Experts agree that with tile, grout lines are an important consideration.
“In many of the mosaics that we sell, the grout is the color,” says Stafford. The appearance of glass mosaics can change drastically based on grout color. Darker grout colors will make a pattern more prevalent with a light mosaic, and light grout colors will make a pattern more prevalent with a dark mosaic.
“Depending on the tile, you will either want grout lines to stand out or go away,” says Legend Interiors Designer Nicole Ruppel Jones. According to Jones, grout has come a long way, from every color imaginable to metallic, glass-filled, and crystal grout.
“Always consult an expert when making grout selections,” she says. “Not only is it a functional aspect of the job, but it can ruin the look if not properly considered.”
As more and more homeowners incorporate wet bars, dry bars and mudrooms into their house plans, Jones is noting that these are places where playful and sophisticated patterns in tile and wall coverings are becoming more prominent.
“Still, my favorite hidden gem is always a powder room,” says Jones. “This room is always one where clients tend to step out of their comfort zone and are willing to experiment with color, patterns and lighting.”

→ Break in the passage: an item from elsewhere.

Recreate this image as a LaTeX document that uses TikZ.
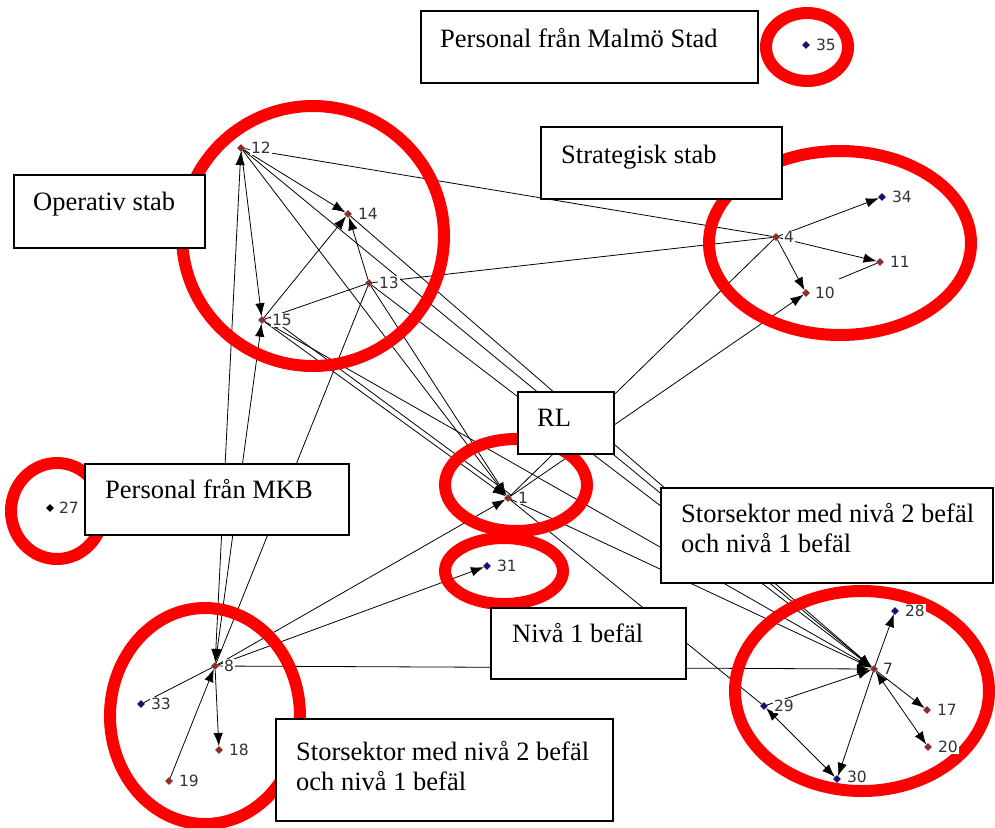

Whether adding color and whimsy or sticking to a clean and classic look, experts agree homeowners should begin with what they love. No color is off limits, and busy patterns or veining can provide dramatic and beautiful focal points. They also agree that utilizing the pros will help you ensure your whimsical ideas work. They’ll find the materials and installations to complement — and not clash with — your adventurous style.